(begin)

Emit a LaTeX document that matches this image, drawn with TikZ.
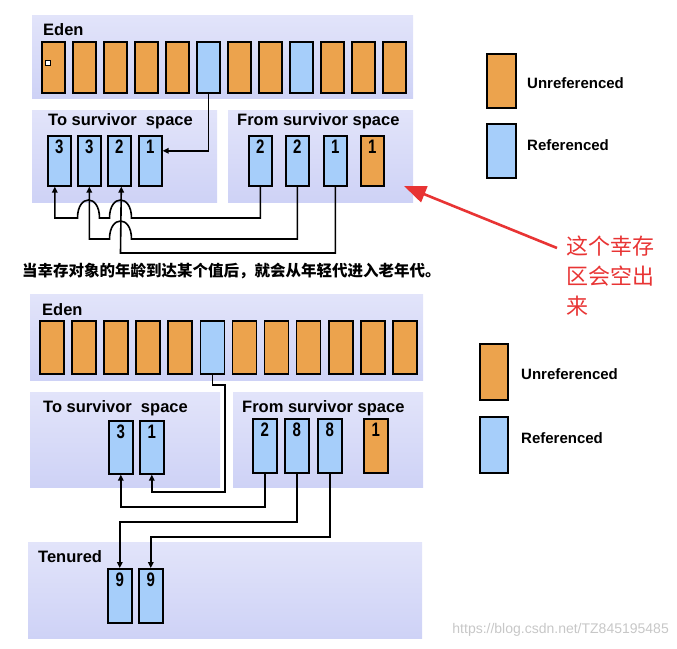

(end)
(begin)

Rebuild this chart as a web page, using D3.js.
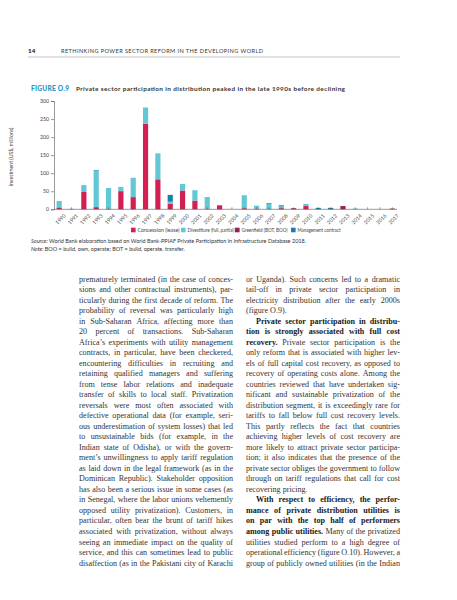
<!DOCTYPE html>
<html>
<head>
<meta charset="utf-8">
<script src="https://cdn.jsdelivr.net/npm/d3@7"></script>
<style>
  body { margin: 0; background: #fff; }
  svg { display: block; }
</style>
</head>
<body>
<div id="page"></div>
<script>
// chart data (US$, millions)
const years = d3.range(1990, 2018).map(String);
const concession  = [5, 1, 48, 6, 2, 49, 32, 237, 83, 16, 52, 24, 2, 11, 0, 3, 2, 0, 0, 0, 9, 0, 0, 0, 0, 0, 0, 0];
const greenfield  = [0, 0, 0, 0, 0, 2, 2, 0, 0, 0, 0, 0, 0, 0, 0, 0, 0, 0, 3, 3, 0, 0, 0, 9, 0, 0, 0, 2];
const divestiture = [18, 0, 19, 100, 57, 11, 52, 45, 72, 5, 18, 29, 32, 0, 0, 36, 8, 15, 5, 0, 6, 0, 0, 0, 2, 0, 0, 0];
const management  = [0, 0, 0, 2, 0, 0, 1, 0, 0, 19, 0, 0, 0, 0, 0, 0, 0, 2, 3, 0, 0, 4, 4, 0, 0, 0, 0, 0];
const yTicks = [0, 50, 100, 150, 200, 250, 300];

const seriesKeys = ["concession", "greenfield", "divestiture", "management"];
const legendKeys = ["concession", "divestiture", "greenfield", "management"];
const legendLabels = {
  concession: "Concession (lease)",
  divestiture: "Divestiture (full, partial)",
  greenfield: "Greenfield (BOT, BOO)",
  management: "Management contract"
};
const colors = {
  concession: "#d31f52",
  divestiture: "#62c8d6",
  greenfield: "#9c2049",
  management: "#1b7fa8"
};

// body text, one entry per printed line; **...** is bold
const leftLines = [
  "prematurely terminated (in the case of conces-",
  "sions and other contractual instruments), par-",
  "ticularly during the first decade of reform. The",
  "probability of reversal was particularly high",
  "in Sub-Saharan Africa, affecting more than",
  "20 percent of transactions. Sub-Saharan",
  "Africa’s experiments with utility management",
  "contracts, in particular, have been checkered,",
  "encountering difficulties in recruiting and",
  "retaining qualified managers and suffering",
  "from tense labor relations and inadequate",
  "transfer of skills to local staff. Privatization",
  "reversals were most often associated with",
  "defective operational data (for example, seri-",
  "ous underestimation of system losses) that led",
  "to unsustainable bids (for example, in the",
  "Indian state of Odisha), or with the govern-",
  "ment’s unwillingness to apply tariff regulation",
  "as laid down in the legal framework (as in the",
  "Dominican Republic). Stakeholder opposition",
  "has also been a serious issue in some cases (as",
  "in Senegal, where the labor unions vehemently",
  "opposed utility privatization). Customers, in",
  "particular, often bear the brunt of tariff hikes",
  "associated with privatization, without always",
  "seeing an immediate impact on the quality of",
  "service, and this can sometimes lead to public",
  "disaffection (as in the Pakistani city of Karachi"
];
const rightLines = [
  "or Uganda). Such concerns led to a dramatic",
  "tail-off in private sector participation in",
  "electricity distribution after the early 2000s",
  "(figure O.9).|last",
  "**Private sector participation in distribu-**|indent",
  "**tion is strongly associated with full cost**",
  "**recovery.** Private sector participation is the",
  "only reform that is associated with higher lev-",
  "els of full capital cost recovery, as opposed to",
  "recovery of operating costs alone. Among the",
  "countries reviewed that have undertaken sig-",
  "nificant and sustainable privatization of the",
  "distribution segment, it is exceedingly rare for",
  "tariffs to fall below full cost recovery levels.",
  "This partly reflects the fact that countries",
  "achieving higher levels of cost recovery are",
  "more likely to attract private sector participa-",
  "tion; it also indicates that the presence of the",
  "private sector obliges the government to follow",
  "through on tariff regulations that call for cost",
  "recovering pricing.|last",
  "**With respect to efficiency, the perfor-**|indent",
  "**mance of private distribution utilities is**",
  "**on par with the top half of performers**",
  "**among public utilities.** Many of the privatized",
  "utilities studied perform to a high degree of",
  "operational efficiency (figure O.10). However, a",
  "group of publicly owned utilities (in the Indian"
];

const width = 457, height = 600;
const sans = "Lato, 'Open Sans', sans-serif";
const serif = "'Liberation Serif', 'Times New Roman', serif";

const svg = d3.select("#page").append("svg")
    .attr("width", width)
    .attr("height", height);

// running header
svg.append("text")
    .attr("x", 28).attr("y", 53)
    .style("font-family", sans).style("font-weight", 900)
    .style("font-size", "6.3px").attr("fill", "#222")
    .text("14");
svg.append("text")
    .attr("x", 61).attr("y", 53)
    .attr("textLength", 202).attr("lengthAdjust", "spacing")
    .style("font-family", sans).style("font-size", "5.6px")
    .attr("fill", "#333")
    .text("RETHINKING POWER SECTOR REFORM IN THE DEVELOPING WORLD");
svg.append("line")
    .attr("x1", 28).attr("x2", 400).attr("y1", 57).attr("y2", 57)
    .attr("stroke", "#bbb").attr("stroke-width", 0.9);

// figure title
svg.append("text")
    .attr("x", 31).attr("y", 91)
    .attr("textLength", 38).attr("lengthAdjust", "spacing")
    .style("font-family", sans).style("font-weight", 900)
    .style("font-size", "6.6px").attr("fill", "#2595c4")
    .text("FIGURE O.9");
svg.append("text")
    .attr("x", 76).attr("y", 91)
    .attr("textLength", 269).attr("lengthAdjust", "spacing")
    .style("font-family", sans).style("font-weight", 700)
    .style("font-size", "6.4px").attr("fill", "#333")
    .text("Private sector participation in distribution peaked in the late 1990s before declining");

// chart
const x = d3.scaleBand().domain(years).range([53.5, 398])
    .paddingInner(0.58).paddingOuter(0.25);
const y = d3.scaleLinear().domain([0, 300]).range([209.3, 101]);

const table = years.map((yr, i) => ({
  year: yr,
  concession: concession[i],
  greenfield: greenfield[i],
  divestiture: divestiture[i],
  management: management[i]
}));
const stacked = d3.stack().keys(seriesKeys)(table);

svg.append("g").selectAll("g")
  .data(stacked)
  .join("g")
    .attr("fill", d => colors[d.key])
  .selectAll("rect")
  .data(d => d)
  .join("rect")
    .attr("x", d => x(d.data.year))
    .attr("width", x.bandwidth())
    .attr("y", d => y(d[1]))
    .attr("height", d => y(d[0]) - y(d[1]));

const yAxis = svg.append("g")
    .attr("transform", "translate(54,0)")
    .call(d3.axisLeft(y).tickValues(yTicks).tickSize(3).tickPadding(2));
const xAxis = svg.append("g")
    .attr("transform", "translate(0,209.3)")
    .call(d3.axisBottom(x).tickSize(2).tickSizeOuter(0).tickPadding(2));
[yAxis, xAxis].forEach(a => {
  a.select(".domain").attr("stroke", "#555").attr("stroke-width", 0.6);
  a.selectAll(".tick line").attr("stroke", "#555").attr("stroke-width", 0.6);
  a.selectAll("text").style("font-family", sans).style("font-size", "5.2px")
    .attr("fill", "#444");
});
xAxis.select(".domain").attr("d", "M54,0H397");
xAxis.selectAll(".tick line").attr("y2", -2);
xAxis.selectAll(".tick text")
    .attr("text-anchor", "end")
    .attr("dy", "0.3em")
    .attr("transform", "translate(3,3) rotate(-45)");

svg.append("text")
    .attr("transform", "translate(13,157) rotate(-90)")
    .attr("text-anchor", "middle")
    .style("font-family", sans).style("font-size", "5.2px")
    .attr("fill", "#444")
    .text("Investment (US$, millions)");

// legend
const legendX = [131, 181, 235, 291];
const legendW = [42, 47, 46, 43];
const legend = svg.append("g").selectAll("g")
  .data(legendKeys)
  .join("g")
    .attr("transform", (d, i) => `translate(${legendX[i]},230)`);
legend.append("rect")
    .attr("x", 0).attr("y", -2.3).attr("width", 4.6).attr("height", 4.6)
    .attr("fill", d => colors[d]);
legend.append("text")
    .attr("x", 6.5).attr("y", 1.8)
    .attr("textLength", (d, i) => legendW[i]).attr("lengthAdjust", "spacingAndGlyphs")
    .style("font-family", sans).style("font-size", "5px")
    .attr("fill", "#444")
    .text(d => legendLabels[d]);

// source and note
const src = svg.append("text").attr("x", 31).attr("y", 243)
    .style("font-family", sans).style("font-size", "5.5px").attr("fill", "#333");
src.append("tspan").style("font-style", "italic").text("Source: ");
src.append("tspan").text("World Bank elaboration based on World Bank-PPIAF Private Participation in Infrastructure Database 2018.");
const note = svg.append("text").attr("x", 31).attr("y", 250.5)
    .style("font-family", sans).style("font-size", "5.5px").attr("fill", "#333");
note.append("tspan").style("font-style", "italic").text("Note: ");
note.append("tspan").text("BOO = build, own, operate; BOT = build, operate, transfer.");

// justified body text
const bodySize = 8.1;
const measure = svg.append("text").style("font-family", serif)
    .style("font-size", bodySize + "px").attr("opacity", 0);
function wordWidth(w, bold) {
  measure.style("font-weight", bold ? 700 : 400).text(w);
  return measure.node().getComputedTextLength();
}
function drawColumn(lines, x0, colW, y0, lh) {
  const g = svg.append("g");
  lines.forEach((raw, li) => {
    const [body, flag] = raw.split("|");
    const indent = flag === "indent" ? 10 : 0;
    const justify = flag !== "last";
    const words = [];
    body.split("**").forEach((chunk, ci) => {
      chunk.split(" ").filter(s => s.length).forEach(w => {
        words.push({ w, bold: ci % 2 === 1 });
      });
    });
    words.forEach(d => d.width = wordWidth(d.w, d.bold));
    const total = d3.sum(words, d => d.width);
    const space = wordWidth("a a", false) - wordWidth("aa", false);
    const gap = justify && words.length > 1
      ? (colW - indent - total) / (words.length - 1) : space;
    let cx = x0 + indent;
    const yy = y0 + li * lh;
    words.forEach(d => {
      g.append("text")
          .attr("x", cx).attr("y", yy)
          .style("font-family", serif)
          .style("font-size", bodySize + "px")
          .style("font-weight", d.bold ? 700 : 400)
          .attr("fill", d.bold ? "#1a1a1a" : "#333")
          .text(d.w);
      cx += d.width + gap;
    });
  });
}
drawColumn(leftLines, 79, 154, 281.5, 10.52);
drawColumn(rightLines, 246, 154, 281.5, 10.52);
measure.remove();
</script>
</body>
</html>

(end)
(begin)

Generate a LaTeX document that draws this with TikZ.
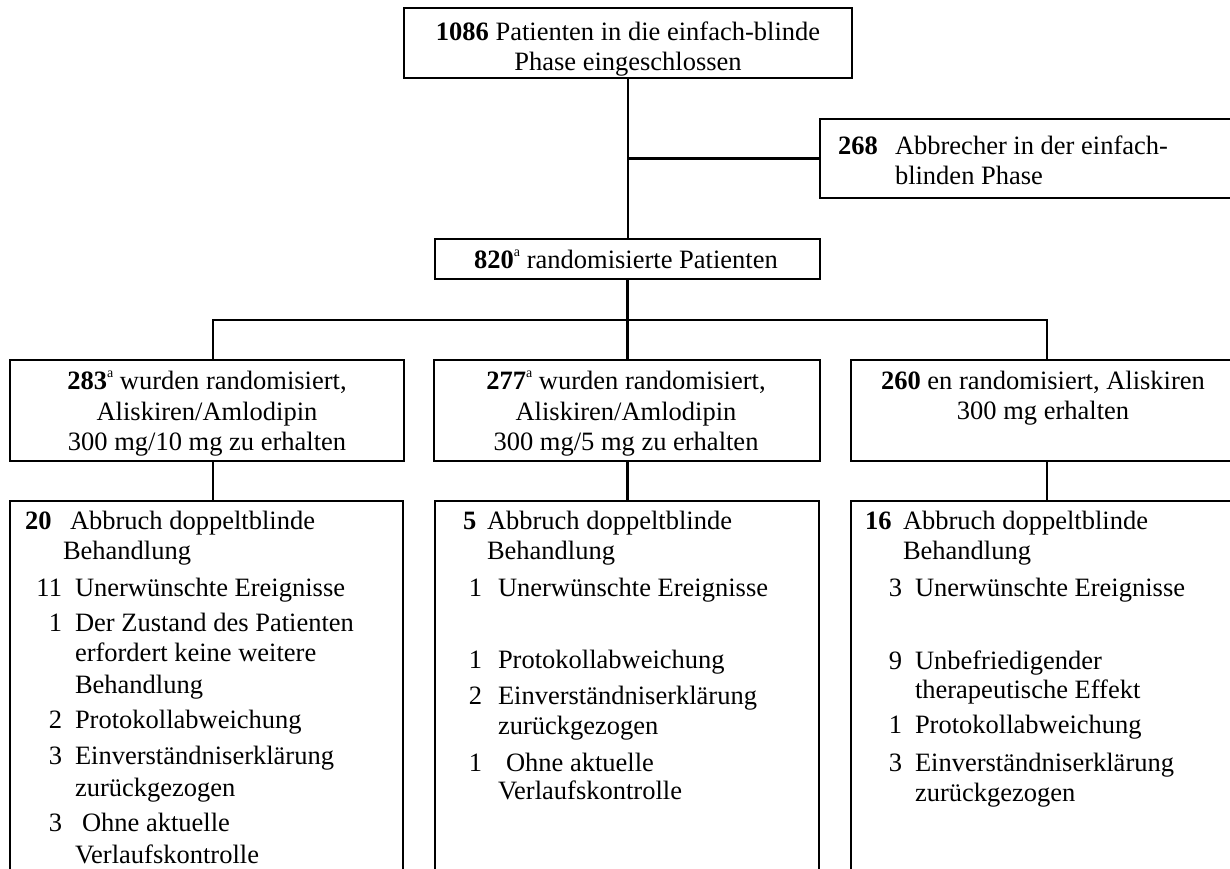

(end)

▶ What you should do
Select every line in the records above that contains the word "TikZ".

▶ Finished task
Emit a LaTeX document that matches this image, drawn with TikZ.
Generate a LaTeX document that draws this with TikZ.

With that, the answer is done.